O fracasso do Grande Salto Adiante levou à Revolução Cultural, que não passou de um expurgo de gente insatisfeita com os rumos da revolução. Mao se autopromoveu a deus, e instituiu campos de concentração pra onde eram encaminhados todos os que não estavam felizes com o people’s power. 3 milhões de seres humanos morreram até que o “Grande Timoneiro” finalmente descesse ao inferno, e o governo que se seguiu implantou reformas em direção ao capitalismo que transformaram a China em segunda maior economia global.

A América Latina não poderia ficar de fora. Em 1961 Che Guevara tornou-se Ministro da Indústria e presidente do Banco Nacional de Cuba. O resultado foi tão bom que em 1965 Fidel deu dinheiro para que o Ernesto fosse fazer revolução em outros países bem longe dali, preferencialmente até em outro continente. Quando o exército boliviano meteu uma bala no Che em 1967, provavelmente em nenhum outro lugar do mundo respiraram mais aliviados quanto na própria Cuba.

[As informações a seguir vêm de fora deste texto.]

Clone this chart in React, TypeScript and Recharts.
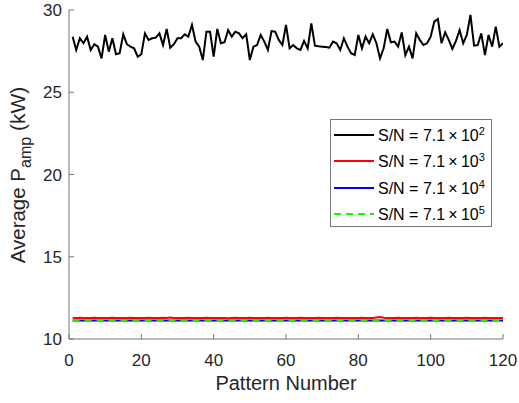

Em janeiro de 2016 Maduro foi mais longe e efetivamente nomeou como Ministro da Economia um sociólogo que havia estudado “profundamente o fenômeno do rentismo e seu esgotamento, e os fenômenos da guerra econômica”. Hoje a inflação venezuelana chega a 800%, e o PIB recuou 19% em 2016, enquanto Maduro dançava salsa em seu programa diário de TV.
Ainda assim, a ideia de um regime coletivizante não morre. E não morre porque ela apela poderosamente a um traço psicológico humano, uma mistura de um desejo legítimo de moldar a realidade pra melhor, com uma certa presunção intelectual que se arroga o “direito” de impor à força a própria concepção de justiça sobre outros. Como dizia H. L. Mencken, “a ânsia de salvar a humanidade é quase sempre uma desculpa para a ânsia de governa-la.”

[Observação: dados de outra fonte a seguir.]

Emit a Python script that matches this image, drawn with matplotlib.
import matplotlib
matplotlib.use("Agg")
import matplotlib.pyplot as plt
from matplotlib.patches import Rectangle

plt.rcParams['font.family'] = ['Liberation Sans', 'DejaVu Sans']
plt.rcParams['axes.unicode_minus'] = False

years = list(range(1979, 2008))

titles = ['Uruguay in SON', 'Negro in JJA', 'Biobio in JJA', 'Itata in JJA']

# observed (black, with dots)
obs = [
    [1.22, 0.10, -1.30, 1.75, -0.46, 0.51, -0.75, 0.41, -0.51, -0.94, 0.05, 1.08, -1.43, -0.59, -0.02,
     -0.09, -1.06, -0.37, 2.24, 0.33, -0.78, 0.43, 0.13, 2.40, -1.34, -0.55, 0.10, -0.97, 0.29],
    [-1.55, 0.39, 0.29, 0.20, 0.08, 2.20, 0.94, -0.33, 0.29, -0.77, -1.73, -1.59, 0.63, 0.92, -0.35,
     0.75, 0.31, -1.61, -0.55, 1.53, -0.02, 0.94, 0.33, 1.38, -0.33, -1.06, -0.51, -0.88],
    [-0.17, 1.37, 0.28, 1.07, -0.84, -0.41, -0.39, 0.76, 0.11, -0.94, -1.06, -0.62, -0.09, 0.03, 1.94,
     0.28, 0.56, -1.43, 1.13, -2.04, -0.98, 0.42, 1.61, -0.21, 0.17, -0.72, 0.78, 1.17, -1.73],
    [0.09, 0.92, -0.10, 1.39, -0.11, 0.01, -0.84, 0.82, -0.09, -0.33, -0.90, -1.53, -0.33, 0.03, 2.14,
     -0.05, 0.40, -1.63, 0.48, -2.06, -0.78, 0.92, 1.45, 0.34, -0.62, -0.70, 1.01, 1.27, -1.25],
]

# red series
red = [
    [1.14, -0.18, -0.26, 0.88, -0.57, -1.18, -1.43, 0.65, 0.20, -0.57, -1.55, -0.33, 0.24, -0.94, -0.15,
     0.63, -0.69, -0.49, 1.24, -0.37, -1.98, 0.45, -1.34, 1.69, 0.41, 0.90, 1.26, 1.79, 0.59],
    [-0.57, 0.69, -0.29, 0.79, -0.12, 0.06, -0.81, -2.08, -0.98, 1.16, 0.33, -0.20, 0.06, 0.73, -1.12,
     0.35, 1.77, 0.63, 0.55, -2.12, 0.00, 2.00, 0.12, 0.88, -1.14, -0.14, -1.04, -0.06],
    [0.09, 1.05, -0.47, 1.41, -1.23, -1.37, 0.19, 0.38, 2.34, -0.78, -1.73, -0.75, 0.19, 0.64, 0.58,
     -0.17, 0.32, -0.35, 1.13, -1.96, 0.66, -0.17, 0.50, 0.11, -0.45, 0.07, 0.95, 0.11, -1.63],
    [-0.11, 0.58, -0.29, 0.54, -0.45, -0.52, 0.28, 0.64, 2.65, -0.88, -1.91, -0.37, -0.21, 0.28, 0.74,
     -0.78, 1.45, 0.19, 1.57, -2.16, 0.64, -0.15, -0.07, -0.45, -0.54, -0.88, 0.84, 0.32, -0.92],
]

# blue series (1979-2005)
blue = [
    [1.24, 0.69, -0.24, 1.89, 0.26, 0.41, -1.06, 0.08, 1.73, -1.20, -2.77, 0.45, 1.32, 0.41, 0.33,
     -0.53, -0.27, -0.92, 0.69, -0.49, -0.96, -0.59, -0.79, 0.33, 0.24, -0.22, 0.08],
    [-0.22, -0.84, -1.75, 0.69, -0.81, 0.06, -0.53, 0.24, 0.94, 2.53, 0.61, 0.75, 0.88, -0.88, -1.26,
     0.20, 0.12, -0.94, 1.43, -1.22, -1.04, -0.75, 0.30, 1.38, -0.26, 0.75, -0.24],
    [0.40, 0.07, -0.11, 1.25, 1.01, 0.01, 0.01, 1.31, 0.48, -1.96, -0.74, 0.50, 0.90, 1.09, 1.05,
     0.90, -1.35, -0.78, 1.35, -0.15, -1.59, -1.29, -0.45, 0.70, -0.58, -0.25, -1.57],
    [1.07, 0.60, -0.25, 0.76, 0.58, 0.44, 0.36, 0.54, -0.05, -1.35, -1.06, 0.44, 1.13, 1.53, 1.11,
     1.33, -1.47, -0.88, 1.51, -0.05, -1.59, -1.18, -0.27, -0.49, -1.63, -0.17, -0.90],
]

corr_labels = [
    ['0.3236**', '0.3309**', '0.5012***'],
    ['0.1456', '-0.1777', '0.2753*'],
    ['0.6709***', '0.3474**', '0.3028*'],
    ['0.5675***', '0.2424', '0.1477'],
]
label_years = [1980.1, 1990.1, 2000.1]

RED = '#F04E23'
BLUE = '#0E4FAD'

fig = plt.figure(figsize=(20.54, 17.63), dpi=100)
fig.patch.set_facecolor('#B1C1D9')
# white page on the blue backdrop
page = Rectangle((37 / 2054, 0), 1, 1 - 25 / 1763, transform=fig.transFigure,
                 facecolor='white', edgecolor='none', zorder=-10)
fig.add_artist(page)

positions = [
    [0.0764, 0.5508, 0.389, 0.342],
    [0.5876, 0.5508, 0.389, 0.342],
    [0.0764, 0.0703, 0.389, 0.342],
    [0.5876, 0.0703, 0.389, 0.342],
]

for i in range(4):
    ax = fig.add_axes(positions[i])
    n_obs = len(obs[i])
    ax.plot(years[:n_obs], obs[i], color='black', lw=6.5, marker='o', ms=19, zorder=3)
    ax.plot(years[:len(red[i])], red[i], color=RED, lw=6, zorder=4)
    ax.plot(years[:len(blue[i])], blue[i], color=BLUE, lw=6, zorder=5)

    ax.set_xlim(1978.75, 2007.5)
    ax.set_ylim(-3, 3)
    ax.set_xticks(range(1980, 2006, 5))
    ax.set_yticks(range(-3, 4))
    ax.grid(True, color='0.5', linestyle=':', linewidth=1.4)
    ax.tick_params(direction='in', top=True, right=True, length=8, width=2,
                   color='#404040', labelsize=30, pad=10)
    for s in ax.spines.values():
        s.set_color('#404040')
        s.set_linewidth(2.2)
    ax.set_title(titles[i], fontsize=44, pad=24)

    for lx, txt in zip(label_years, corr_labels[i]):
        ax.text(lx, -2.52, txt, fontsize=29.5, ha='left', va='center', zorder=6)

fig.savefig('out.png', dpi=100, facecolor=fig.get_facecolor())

Todos os exemplos acima são de fracassos do socialismo, que como sistema TOTAL (total porque, ao contrário do capitalismo, não se propõe a ser somente um modo de produção, mas um sistema filosófico-sociológico-econômico completo e fechado em si, submetendo e dominando cada aspecto da vida de todos) falhou todas as vezes em que foi tentado, mas ainda assim encontra defensores ardorosos. No front interno, a situação não é muito diferente.

Embora haja decerto um desencanto palpável por parte da militância, há também esforço de narrativa para concentrar as culpas não na ideia, que seria inerentemente boa e, como tal, mereceria ser salva, e sim nas pessoas que supostamente deveriam materializar a ideia, mas se “venderam” ao sistema. Ou a culpa seria, mais uma vez, de empresários gananciosos, que na sua corrida pelo lucro teriam corrompido anjos celestiais e bem-intencionados da estirpe de José Dirceu e Lula.

A psicanalista Maria Rita Kehl, por exemplo, declarou, após a divulgação de delações que apontam que Lula enriqueceu com tráfico de influência, lobby e pagamento de propinas, que Lula ” não era uma pessoa tão bacana e tão íntegra”, mas que ainda assim ele “foi o melhor presidente que esse país já teve, sem dúvida, e isso não muda”.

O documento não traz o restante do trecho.